Ce n'est pas sans une certaine fierté que Your Majesty se félicite d'honorer une autre de ses trois résolutions pour l'année 2002, à savoir pouvoir vous proposer enfin une interview de John Myung. L'homme, toujours aussi discret et n'aimant toujours pas plus les interviews (cf. magazine : Guitar And Bass de mars), a cependant accepté sans aucune difficulté de rompre le silence pour Your Majesty. Il est à noter que c'est la seule véritable interview qu'il a accepté au cours de la tournée européenne… Ce qui montre la considération de John pour les fans. Bien sûr, les questions que nous voulions poser à John étaient très nombreuses, puisque la dernière fois que nous avions eu John dans Your Majesty, c'était dans le numéro 20 (troisième trimestre 1998!), et c'était une interview commune avec Derek Sherinian et Rod Morgenstein à propos de Platypus… Comme John parle vraiment lentement et prend le temps de choisir ses mots, les trente minutes de discussion que nous avons eu n'ont pas permis de poser toutes les questions envoyées par les fans. Il a donc fallu faire un tri, et le résultat est tout de même intéressant puisqu'il lève un coin du voile sur le mystère John Myung…

Your Majesty : Comment situerais-tu votre dernier album, Six Degrees Of Inner Turbulence, par rapport au reste de votre discographie ?

John Myung : Pour ma part, je trouve que l'ambiance dans laquelle nous avons écrit cet album possède la même magie et la même osmose au sein du groupe que pour Images And Words ou Awake. J'en suis vraiment heureux car ce sont nos albums que je préfère.

Est-ce que tu as contribué à l' "inspiration corner" initié par Mike ?

Non, je n'ai pas amené d'album pour ma part…

Mais est-ce que tu trouves que c'est une bonne idée ?

Oui, vraiment. Cela nous aide beaucoup, parce que ça nous permet de savoir dans quelle direction nous allons. Ces disques nous permettent de définir des points de référence, qui nous évitent de nous égarer pendant l'écriture. Bref, tout le processus d'écriture de l'album s'en trouve grandement facilité.

Est-ce que tu étais complètement ouvert aux nouvelles idées de Mike et John ? Je pense notamment à l'inspiration très heavy qu'ils ont eu après être allé voir Pantera la veille de rentrer en studio…
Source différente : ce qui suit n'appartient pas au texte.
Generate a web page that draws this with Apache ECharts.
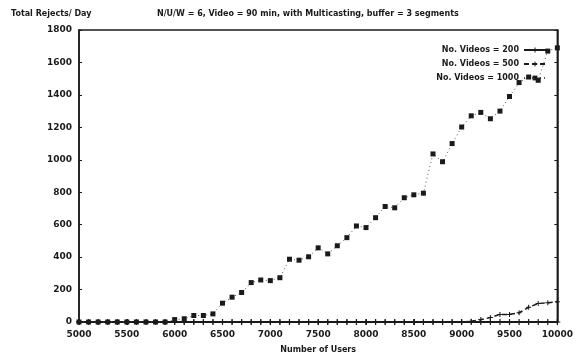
<!DOCTYPE html>
<html>
<head>
<meta charset="utf-8">
<script src="https://cdn.jsdelivr.net/npm/echarts@6/dist/echarts.min.js"></script>
<style>
    html, body { margin: 0; padding: 0; background: #fff; }
    #chart { width: 576px; height: 359px; }
</style>
</head>
<body>
<div id="chart"></div>
<script>
// number of users (x values)
var users = [5000, 5100, 5200, 5300, 5400, 5500, 5600, 5700, 5800, 5900,
    6000, 6100, 6200, 6300, 6400, 6500, 6600, 6700, 6800, 6900,
    7000, 7100, 7200, 7300, 7400, 7500, 7600, 7700, 7800, 7900,
    8000, 8100, 8200, 8300, 8400, 8500, 8600, 8700, 8800, 8900,
    9000, 9100, 9200, 9300, 9400, 9500, 9600, 9700, 9800, 9900, 10000];

// total rejects per day
var videos200 = [0, 0, 0, 0, 0, 0, 0, 0, 0, 0,
    0, 0, 0, 0, 0, 0, 0, 0, 0, 0,
    0, 0, 0, 0, 0, 0, 0, 0, 0, 0,
    0, 0, 0, 0, 0, 0, 0, 0, 0, 0,
    0, 0, 0, 0, 0, 0, 0, 0, 0, 0, 0];
var videos500 = [0, 0, 0, 0, 0, 0, 0, 0, 0, 0,
    0, 0, 0, 0, 0, 0, 0, 0, 0, 0,
    0, 0, 0, 0, 0, 0, 0, 0, 0, 0,
    0, 0, 0, 0, 0, 0, 0, 0, 0, 0,
    0, 4, 15, 27, 47, 47, 57, 91, 114, 119, 125];
var videos1000 = [0, 0, 0, 0, 0, 0, 0, 0, 0, 0,
    15, 20, 40, 40, 50, 116, 153, 182, 243, 259,
    255, 273, 387, 381, 402, 457, 420, 470, 520, 592,
    582, 643, 712, 704, 766, 784, 794, 1036, 988, 1100,
    1202, 1271, 1292, 1253, 1300, 1390, 1476, 1510, 1490, 1670, 1690];

var seriesNames = ['No. Videos = 200', 'No. Videos = 500', 'No. Videos = 1000'];
var xTicks = {min: 5000, max: 10000, interval: 500};
var yTicks = {min: 0, max: 1800, interval: 200};

function pairs(vals) {
    var out = [];
    for (var i = 0; i < users.length; i++) {
        out.push([users[i], vals[i]]);
    }
    return out;
}

var font = 'DejaVu Sans';
var ink = '#1a1a1a';
var plus = 'path://M4,0H6V4H10V6H6V10H4V6H0V4H4Z';
var plain = function (v) { return String(v); };

var myChart = echarts.init(document.getElementById('chart'), null, {renderer: 'canvas'});

var option = {
    backgroundColor: '#fff',
    animation: false,
    title: [{
        text: 'Total Rejects/ Day',
        left: 6, top: 5,
        textStyle: {fontFamily: font, fontSize: 8, fontWeight: 'bold', color: ink}
    }, {
        text: 'N/U/W = 6, Video = 90 min, with Multicasting, buffer = 3 segments',
        left: 152, top: 5,
        textStyle: {fontFamily: font, fontSize: 8, fontWeight: 'bold', color: ink}
    }],
    legend: {
        orient: 'vertical',
        align: 'right',
        right: 24,
        top: 41,
        itemWidth: 22,
        itemHeight: 6,
        itemGap: 6,
        textStyle: {fontFamily: font, fontSize: 8, fontWeight: 'bold', color: ink},
        data: seriesNames
    },
    grid: {
        left: 79, right: 13, top: 30, bottom: 35,
        show: true, borderColor: ink, borderWidth: 1.5
    },
    xAxis: [{
        type: 'value',
        min: xTicks.min, max: xTicks.max, interval: xTicks.interval,
        name: 'Number of Users',
        nameLocation: 'middle',
        nameGap: 24,
        nameTextStyle: {fontFamily: font, fontSize: 8, fontWeight: 'bold', color: ink},
        axisLine: {lineStyle: {color: ink, width: 1.5}},
        axisTick: {inside: true, length: 3, lineStyle: {color: ink}},
        axisLabel: {fontFamily: font, fontSize: 9, fontWeight: 'bold', color: ink, margin: 8, formatter: plain},
        splitLine: {show: false}
    }, {
        type: 'value', position: 'top',
        min: xTicks.min, max: xTicks.max, interval: xTicks.interval,
        axisLine: {lineStyle: {color: ink, width: 1.5}},
        axisTick: {inside: true, length: 3, lineStyle: {color: ink}},
        axisLabel: {show: false},
        splitLine: {show: false}
    }],
    yAxis: [{
        type: 'value',
        min: yTicks.min, max: yTicks.max, interval: yTicks.interval,
        axisLine: {show: true, lineStyle: {color: ink, width: 1.5}},
        axisTick: {show: true, inside: true, length: 3, lineStyle: {color: ink}},
        axisLabel: {fontFamily: font, fontSize: 9, fontWeight: 'bold', color: ink, margin: 7, formatter: plain},
        splitLine: {show: false}
    }, {
        type: 'value', position: 'right',
        min: yTicks.min, max: yTicks.max, interval: yTicks.interval,
        axisLine: {show: true, lineStyle: {color: ink, width: 1.5}},
        axisTick: {show: true, inside: true, length: 3, lineStyle: {color: ink}},
        axisLabel: {show: false},
        splitLine: {show: false}
    }],
    series: [{
        name: seriesNames[0],
        type: 'line',
        data: pairs(videos200),
        symbol: plus,
        symbolSize: 6,
        lineStyle: {color: ink, width: 2, type: 'solid'},
        itemStyle: {color: ink},
        z: 3
    }, {
        name: seriesNames[1],
        type: 'line',
        data: pairs(videos500),
        symbol: plus,
        symbolSize: 5,
        lineStyle: {color: ink, width: 1.5, type: [5, 3]},
        itemStyle: {color: ink},
        z: 4
    }, {
        name: seriesNames[2],
        type: 'line',
        data: pairs(videos1000),
        symbol: 'rect',
        symbolSize: 5,
        lineStyle: {color: '#555', width: 1, type: [1, 3]},
        itemStyle: {color: ink},
        z: 5
    }]
};

myChart.setOption(option);
</script>
</body>
</html>
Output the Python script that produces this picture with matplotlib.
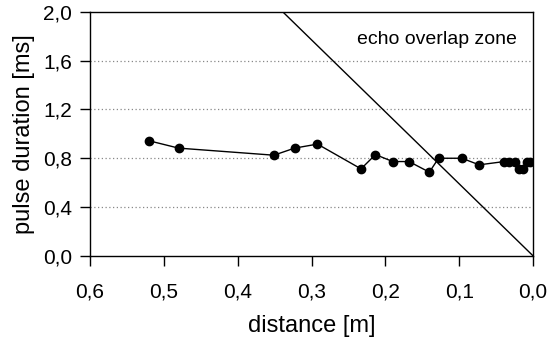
import matplotlib.pyplot as plt

plt.rcParams['font.family'] = ['Liberation Sans', 'DejaVu Sans']

# pulse duration vs distance
distance = [0.520, 0.480, 0.351, 0.323, 0.292, 0.233, 0.2135, 0.190, 0.168, 0.1405,
            0.128, 0.0964, 0.073, 0.039, 0.032, 0.025, 0.019, 0.013, 0.008, 0.004]
duration = [0.943, 0.883, 0.825, 0.883, 0.916, 0.713, 0.830, 0.773, 0.773, 0.686,
            0.800, 0.800, 0.746, 0.773, 0.773, 0.773, 0.713, 0.713, 0.773, 0.773]

# echo overlap boundary
overlap_x = [0.0, 0.339]
overlap_y = [0.0, 2.0]

x_ticks = [0.6, 0.5, 0.4, 0.3, 0.2, 0.1, 0.0]
x_labels = ['0,6', '0,5', '0,4', '0,3', '0,2', '0,1', '0,0']
y_ticks = [0.0, 0.4, 0.8, 1.2, 1.6, 2.0]
y_labels = ['0,0', '0,4', '0,8', '1,2', '1,6', '2,0']

fig = plt.figure(figsize=(5.49, 3.38), dpi=100)
ax = fig.add_axes([0.164, 0.243, 0.807, 0.722])

# dotted grid lines
for y in y_ticks[1:-1]:
    ax.axhline(y, color='#888888', linestyle=(0, (1, 2)), linewidth=0.9, zorder=0)

ax.plot(overlap_x, overlap_y, color='black', linewidth=1.0)
ax.plot(distance, duration, color='black', linewidth=1.0, marker='o', markersize=6)

ax.text(0.239, 1.77, 'echo overlap zone', fontsize=14, ha='left', va='center')

ax.set_xlim(0.6, 0.0)
ax.set_ylim(0.0, 2.0)
ax.set_xticks(x_ticks)
ax.set_xticklabels(x_labels)
ax.set_yticks(y_ticks)
ax.set_yticklabels(y_labels)
ax.tick_params(direction='out', length=7, width=1, labelsize=15)
ax.tick_params(axis='x', pad=12)
ax.tick_params(axis='y', pad=6)

for s in ax.spines.values():
    s.set_linewidth(1.0)

ax.set_xlabel('distance [m]', fontsize=17, labelpad=10)
ax.set_ylabel('pulse duration [ms]', fontsize=17, labelpad=6)

fig.savefig('out.png', dpi=100)
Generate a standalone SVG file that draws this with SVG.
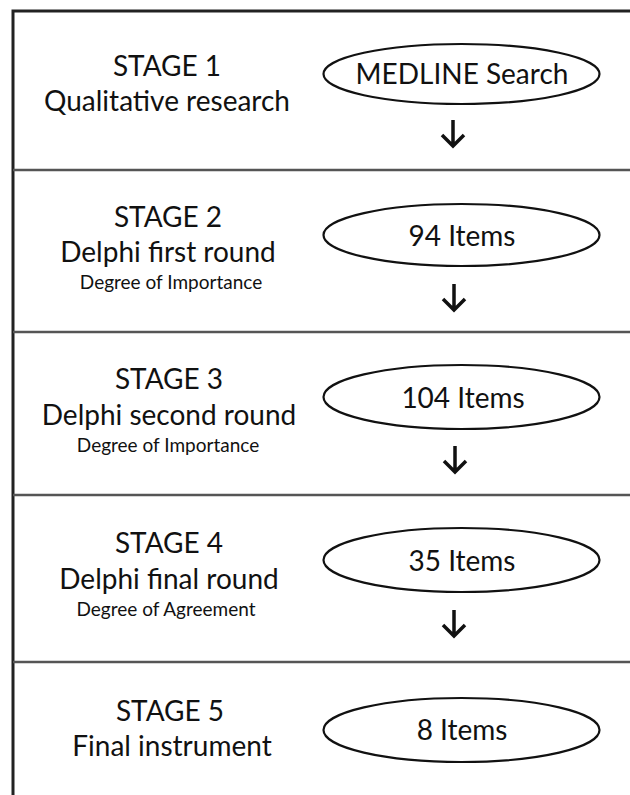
<svg xmlns="http://www.w3.org/2000/svg" width="630" height="795" viewBox="0 0 630 795">
<style>
.big{font-family:Lato,"Open Sans","Liberation Sans",sans-serif;font-size:28px;fill:#111;text-anchor:middle}
.small{font-family:Lato,"Open Sans","Liberation Sans",sans-serif;font-size:19px;fill:#111;text-anchor:middle}
.ell{fill:#fff;stroke:#111;stroke-width:2.2}
.div{stroke:#555;stroke-width:2.5;fill:none}
.frame{stroke:#222;stroke-width:3;fill:none}
.arr{stroke:#111;stroke-width:3.5;fill:none;stroke-linecap:butt;stroke-linejoin:miter}
</style>
<rect width="630" height="795" fill="#fff"/>
<g id="frame">
<path class="frame" d="M13,795 V11 H630"/>
<line class="div" x1="13" y1="170" x2="630" y2="170"/>
<line class="div" x1="13" y1="332" x2="630" y2="332"/>
<line class="div" x1="13" y1="495" x2="630" y2="495"/>
<line class="div" x1="13" y1="662" x2="630" y2="662"/>
</g>
<g id="stage1">
<text class="big" x="167" y="76">STAGE 1</text>
<text class="big" x="167" y="111">Qualitative research</text>
</g>
<g id="node1">
<ellipse class="ell" cx="461.5" cy="74" rx="138" ry="30"/>
<text class="big" x="462" y="84">MEDLINE Search</text>
</g>
<g id="stage2">
<text class="big" x="168" y="227">STAGE 2</text>
<text class="big" x="168" y="262">Delphi first round</text>
<text class="small" x="171" y="289">Degree of Importance</text>
</g>
<g id="node2">
<ellipse class="ell" cx="461.5" cy="235" rx="138" ry="31"/>
<text class="big" x="462" y="246">94 Items</text>
</g>
<g id="stage3">
<text class="big" x="169" y="389">STAGE 3</text>
<text class="big" x="169" y="425">Delphi second round</text>
<text class="small" x="168" y="452">Degree of Importance</text>
</g>
<g id="node3">
<ellipse class="ell" cx="461.5" cy="397" rx="138" ry="32"/>
<text class="big" x="463" y="408">104 Items</text>
</g>
<g id="stage4">
<text class="big" x="169" y="553">STAGE 4</text>
<text class="big" x="169" y="589">Delphi final round</text>
<text class="small" x="166" y="616">Degree of Agreement</text>
</g>
<g id="node4">
<ellipse class="ell" cx="461.5" cy="560" rx="138" ry="32"/>
<text class="big" x="462" y="571">35 Items</text>
</g>
<g id="stage5">
<text class="big" x="170" y="721">STAGE 5</text>
<text class="big" x="172" y="756">Final instrument</text>
</g>
<g id="node5">
<ellipse class="ell" cx="461.5" cy="730" rx="138" ry="32"/>
<text class="big" x="462" y="740">8 Items</text>
</g>
<g id="connectors">
<path class="arr" d="M453,120 V146 M442,135 L453,146 L464,135"/>
<path class="arr" d="M454,284 V310 M443,299 L454,310 L465,299"/>
<path class="arr" d="M455,446 V472 M444,461 L455,472 L466,461"/>
<path class="arr" d="M454,610 V636 M443,625 L454,636 L465,625"/>
</g>
</svg>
Ho oui… Je me souviens en train d'écouter John dans le studio, jouant des riffs qui allaient devenir ceux de "The Glass Prison" et lui dire : "j'aime vraiment ce que tu es en train de jouer…". J'étais vraiment complètement partant dès le début.

Je me souviens que vous aviez pris des cours de musique ethnique. On pouvait voir sur Internet des petites vidéos des membres de Dream Theater frappant dans leurs mains…(sourires de John). Finalement, est-ce que tu regrettes que le groupe ait laissé tomber cette idée ?

Ho non, je préfère largement la direction que nous avons prise…

(copyright photo : Sébastien Demay)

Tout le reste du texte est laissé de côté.